$5.5M for Torn Vein Grafts Causing Heart Patient’s Death
A Maryland jury awarded $5.5 million to the family of a woman who died after open heart surgery when wires were removed from her chest.
Velda Faye Richardson underwent cardiac bypass surgery on Feb. 1, 2011. Pacing wires were put on her chest just before surgery. The wires are typically put in place in case doctors need to regulate the patient’s heart rate during recovery, and are removed either by clipping them or pulling them off.
Richardson’s recovery went smoothly for five days and she was scheduled to be released the following week, according to her attorneys. But on day six, after a nurse pulled the pacing wires from her chest, Richardson became short of breath, started bleeding profusely from where the wires were removed, and eventually died.
According to the nurse who pulled out the wires, before losing consciousness, Richardson said, “I think I’m dying.”

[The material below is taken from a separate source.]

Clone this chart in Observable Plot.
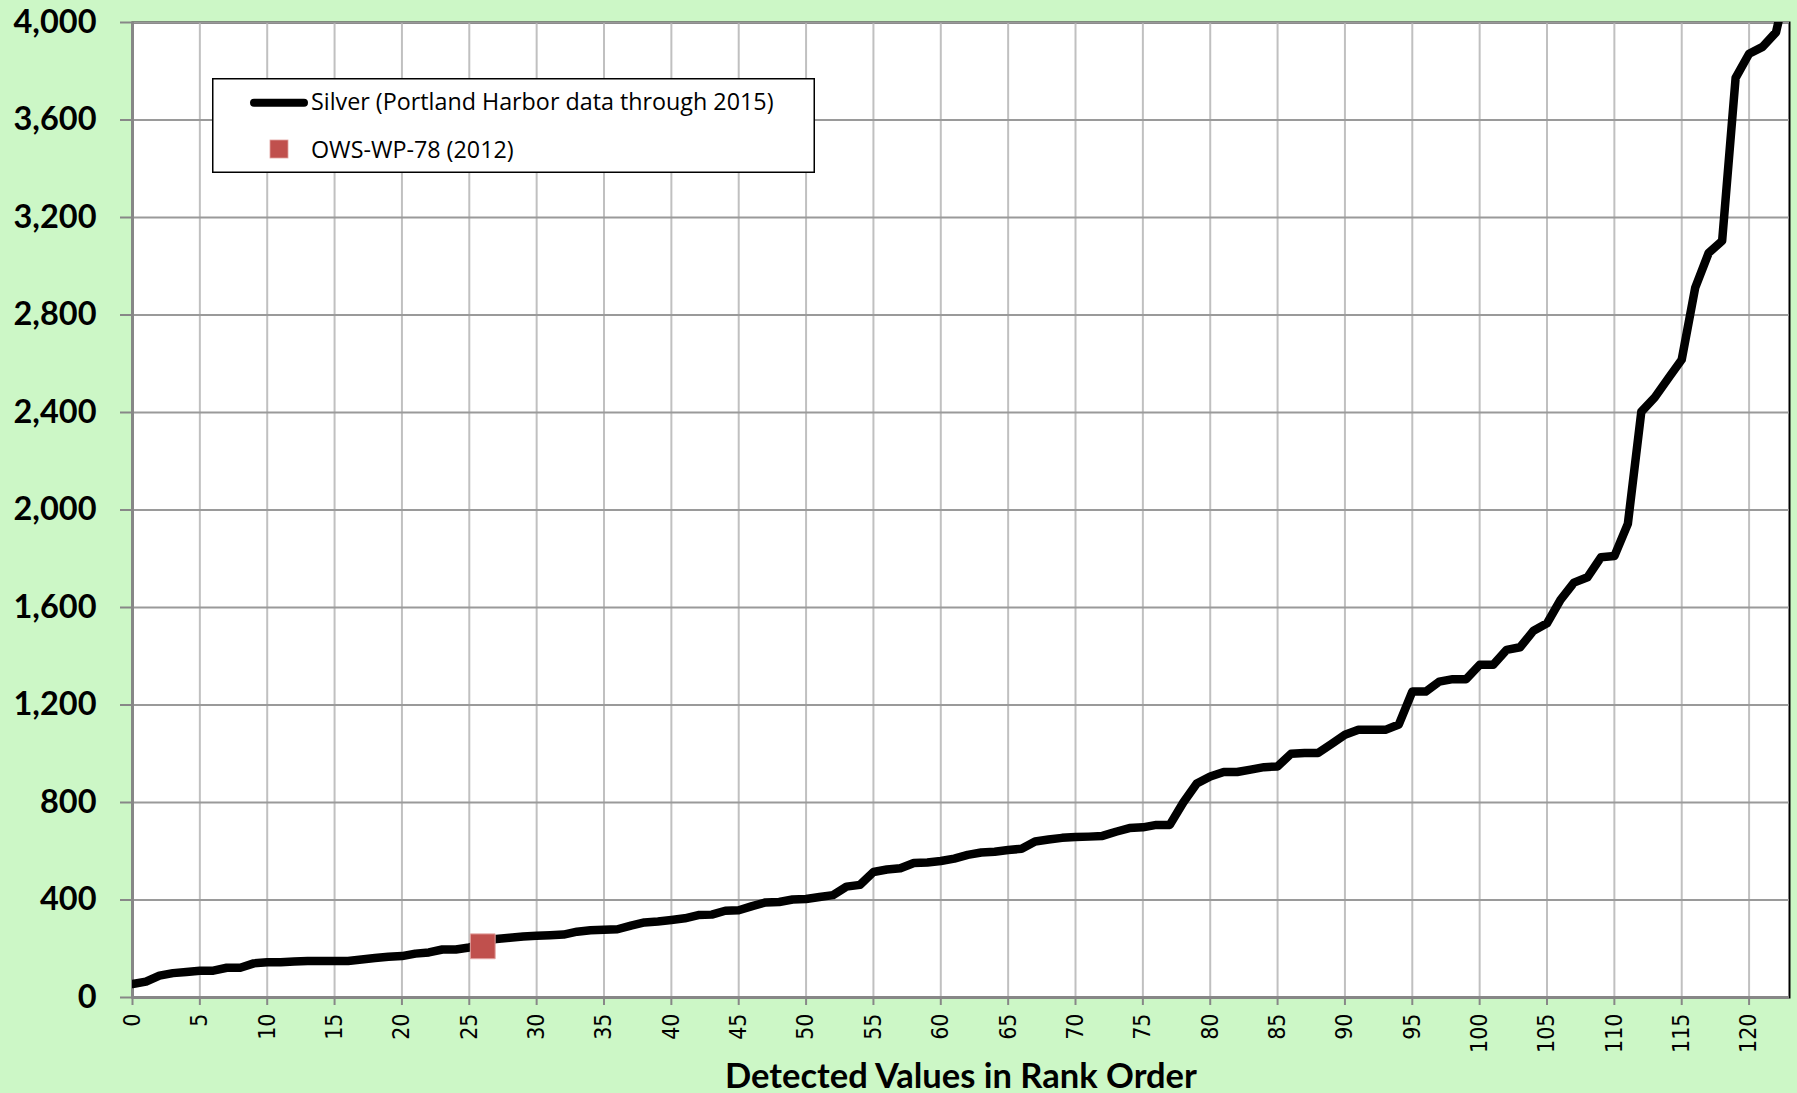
<!DOCTYPE html>
<html>
<head>
<meta charset="utf-8">
<script src="https://cdn.jsdelivr.net/npm/d3@7"></script>
<script src="https://cdn.jsdelivr.net/npm/@observablehq/plot@0.6"></script>
<style>
  html, body { margin: 0; padding: 0; background: #ccf7c6; }
  #wrap { position: relative; width: 1797px; height: 1093px; overflow: hidden; }
  #legend { position: absolute; left: 212px; top: 78px; }
</style>
</head>
<body>
<div id="wrap"></div>
<script>
// Silver concentrations, detected values in rank order (rank 0..123)
const silverValues = [
  55, 65, 90, 100, 105, 110, 110, 122, 122, 140,
  145, 145, 148, 150, 150, 150, 150, 156, 162, 167,
  170, 180, 185, 197, 197, 205, 225, 240, 245, 250,
  253, 255, 258, 270, 276, 278, 280, 295, 308, 312,
  318, 325, 338, 340, 356, 358, 375, 390, 392, 402,
  404, 412, 420, 455, 462, 515, 525, 530, 552, 554,
  560, 570, 585, 595, 598, 605, 610, 640, 648, 655,
  658, 660, 663, 680, 695, 698, 708, 708, 800, 878,
  907, 925, 925, 935, 945, 948, 1000, 1003, 1003, 1040,
  1078, 1098, 1098, 1098, 1120, 1255, 1255, 1296, 1306, 1306,
  1365, 1365, 1426, 1437, 1505, 1535, 1631, 1702, 1724, 1806,
  1811, 1943, 2403, 2462, 2540, 2617, 2912, 3055, 3104, 3773,
  3872, 3900, 3960, 4200
];
const markerRank = [26];
const markerValue = [210];
const xTicks = d3.range(0, 121, 5);
const yTicks = d3.range(0, 4001, 400);
const seriesNames = ["Silver (Portland Harbor data through 2015)", "OWS-WP-78 (2012)"];
const xTitle = "Detected Values in Rank Order";

const silver = silverValues.map((v, i) => ({rank: i, value: v}));
const marker = markerRank.map((r, i) => ({rank: r, value: markerValue[i]}));

const chart = Plot.plot({
  width: 1797,
  height: 1093,
  marginLeft: 132,
  marginRight: 8,
  marginTop: 22,
  marginBottom: 96,
  style: {background: "transparent", overflow: "visible"},
  x: {domain: [0, 123]},
  y: {domain: [0, 4000]},
  marks: [
    Plot.frame({fill: "white", stroke: "black", strokeWidth: 2}),
    Plot.gridX(xTicks, {stroke: "#c0c0c0", strokeWidth: 2, strokeOpacity: 1}),
    Plot.gridY(yTicks, {stroke: "#9a9a9a", strokeWidth: 2, strokeOpacity: 1}),
    Plot.ruleX([0], {stroke: "#878787", strokeWidth: 3}),
    Plot.ruleY([0], {stroke: "#878787", strokeWidth: 3}),
    Plot.axisY({
      ticks: yTicks, tickFormat: d3.format(","), tickSize: 12, tickPadding: 24,
      stroke: "#878787", strokeWidth: 2, fill: "black",
      fontSize: 32.5, fontWeight: "bold", fontFamily: "Lato", label: null
    }),
    Plot.axisX({
      ticks: xTicks, tickRotate: -90, tickSize: 8, tickPadding: 8,
      stroke: "#878787", strokeWidth: 2, fill: "black",
      fontSize: 23, fontFamily: "DejaVu Sans Condensed", label: null
    }),
    Plot.line(silver, {x: "rank", y: "value", stroke: "black", strokeWidth: 8.5,
      strokeLinejoin: "round", clip: true}),
    Plot.dot(marker, {x: "rank", y: "value", symbol: "square", r: 14,
      fill: "#C0504D", stroke: "#e2a19f", strokeWidth: 1}),
    Plot.text([xTitle], {text: d => d, frameAnchor: "bottom", dy: 90,
      fontSize: 34.5, fontWeight: "bold", fontFamily: "Lato", fill: "black"})
  ]
});

const wrap = document.getElementById("wrap");
wrap.appendChild(chart);

// Legend (inside the plot area, top-left)
const ns = "http://www.w3.org/2000/svg";
const leg = document.createElementNS(ns, "svg");
leg.setAttribute("id", "legend");
leg.setAttribute("width", 604);
leg.setAttribute("height", 95);
leg.innerHTML = `
  <rect x="0.75" y="0.75" width="601.5" height="93.5" fill="white" stroke="black" stroke-width="1.5"/>
  <line x1="42" y1="24.7" x2="92" y2="24.7" stroke="black" stroke-width="8" stroke-linecap="round"/>
  <rect x="58" y="62" width="18" height="18" fill="#C0504D" stroke="#e2a19f" stroke-width="0.8"/>
  <text x="99" y="31.5" font-family="Open Sans" font-size="23.3" fill="black">${seriesNames[0]}</text>
  <text x="99" y="79.5" font-family="Open Sans" font-size="23.3" fill="black">${seriesNames[1]}</text>
`;
wrap.appendChild(leg);
</script>
</body>
</html>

Her family sued the surgeon, who had also filled out her death certificate saying that Richardson died because the wires were pulled off and caused bleeding from newly-placed vein grafts. Doctors performed emergency surgery but were unable to fix the damage that prevented her heart from receiving blood.
The surgeon could not remember where the wires were placed or how many were used.

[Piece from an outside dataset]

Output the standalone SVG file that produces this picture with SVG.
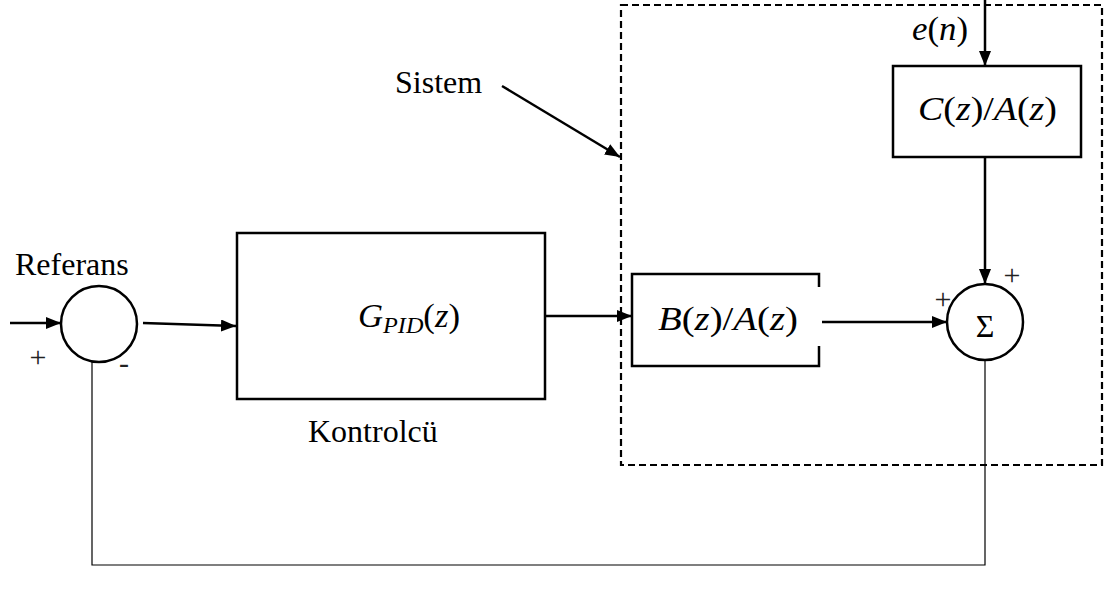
<svg xmlns="http://www.w3.org/2000/svg" width="1106" height="595" viewBox="0 0 1106 595">
  <defs>
    <marker id="arrow" viewBox="0 0 15 12" refX="15" refY="6" markerWidth="15" markerHeight="12" markerUnits="userSpaceOnUse" orient="auto">
      <path d="M0,0 L15,6 L0,12 Z" fill="#000"/>
    </marker>
    <style>
      .blk { fill: #fff; stroke: #000; stroke-width: 2.5; }
      .wire { fill: none; stroke: #000; stroke-width: 2.5; }
      .thin { fill: none; stroke: #000; stroke-width: 1.2; }
      .dash { fill: none; stroke: #000; stroke-width: 2.2; stroke-dasharray: 7 4; }
      .lbl { font-family: "Liberation Serif", "Times New Roman", serif; font-size: 32px; fill: #000; }
      .math { font-family: "Liberation Serif", "DejaVu Serif", serif; font-size: 33px; fill: #000; }
      .it { font-style: italic; }
      .sign { font-family: "Liberation Serif", serif; font-size: 30px; fill: #222; }
    </style>
  </defs>

  <!-- system boundary -->
  <rect id="system-boundary" class="dash" x="621" y="5" width="481" height="460"/>

  <!-- connectors -->
  <g id="connectors">
    <line class="wire" x1="10" y1="323" x2="61" y2="323" marker-end="url(#arrow)"/>
    <line class="wire" x1="143" y1="323" x2="236" y2="326" marker-end="url(#arrow)"/>
    <line class="wire" x1="545" y1="316" x2="632" y2="316" marker-end="url(#arrow)"/>
    <line class="wire" x1="822" y1="322" x2="947" y2="322" marker-end="url(#arrow)"/>
    <line class="wire" x1="985" y1="0" x2="985" y2="66" marker-end="url(#arrow)"/>
    <line class="wire" x1="985" y1="157" x2="985" y2="284" marker-end="url(#arrow)"/>
    <line class="wire" x1="502" y1="86" x2="620" y2="157" marker-end="url(#arrow)"/>
    <polyline class="thin" points="985,360 985,565 92,565 92,362"/>
  </g>

  <!-- reference summing junction -->
  <g id="sum-ref">
    <circle class="blk" cx="99" cy="324" r="38"/>
    <text class="sign" x="38" y="367" text-anchor="middle">+</text>
    <text class="sign" x="124" y="373" text-anchor="middle">-</text>
  </g>
  <text id="label-referans" class="lbl" x="15" y="275">Referans</text>

  <!-- controller -->
  <g id="controller">
    <rect class="blk" x="237" y="233" width="308" height="166"/>
    <text class="math" x="358" y="327" textLength="102" lengthAdjust="spacingAndGlyphs"><tspan class="it">G</tspan><tspan class="it" font-size="23" dy="6">PID</tspan><tspan dy="-6">(</tspan><tspan class="it">z</tspan>)</text>
  </g>
  <text id="label-kontrolcu" class="lbl" x="308" y="442">Kontrolcü</text>

  <!-- plant B/A: open bracket on the right -->
  <g id="plant">
    <path class="wire" d="M819,287 V274 H632 V366 H819 V346"/>
    <text class="math" x="658" y="330" textLength="140" lengthAdjust="spacingAndGlyphs"><tspan class="it">B</tspan>(<tspan class="it">z</tspan>)/<tspan class="it">A</tspan>(<tspan class="it">z</tspan>)</text>
  </g>

  <!-- disturbance filter C/A -->
  <g id="disturbance">
    <rect class="blk" x="893" y="66" width="188" height="91"/>
    <text class="math" x="918" y="120" textLength="139" lengthAdjust="spacingAndGlyphs"><tspan class="it">C</tspan>(<tspan class="it">z</tspan>)/<tspan class="it">A</tspan>(<tspan class="it">z</tspan>)</text>
  </g>
  <text id="label-noise" class="math" x="912" y="40" textLength="56" lengthAdjust="spacingAndGlyphs"><tspan class="it">e</tspan>(<tspan class="it">n</tspan>)</text>

  <!-- output summing junction -->
  <g id="sum-out">
    <circle class="blk" cx="985" cy="322" r="38"/>
    <text class="lbl" x="985" y="337" text-anchor="middle" font-size="34">Σ</text>
    <text class="sign" x="1012" y="285" text-anchor="middle">+</text>
    <text class="sign" x="943" y="309" text-anchor="middle">+</text>
  </g>

  <text id="label-sistem" class="lbl" x="395" y="93">Sistem</text>
</svg>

The family’s attorney, Rodney M. Gaston, argued that the wires were put in the wrong place.
“If the wires had been placed correctly, this would not have happened,” Gaston said. “The tragic reality is that the placing wires were not mandatory and could have been left in Ms. Richardson’s chest. But the jury rightfully held the surgeon accountable for the improper placement of the pacing wires.”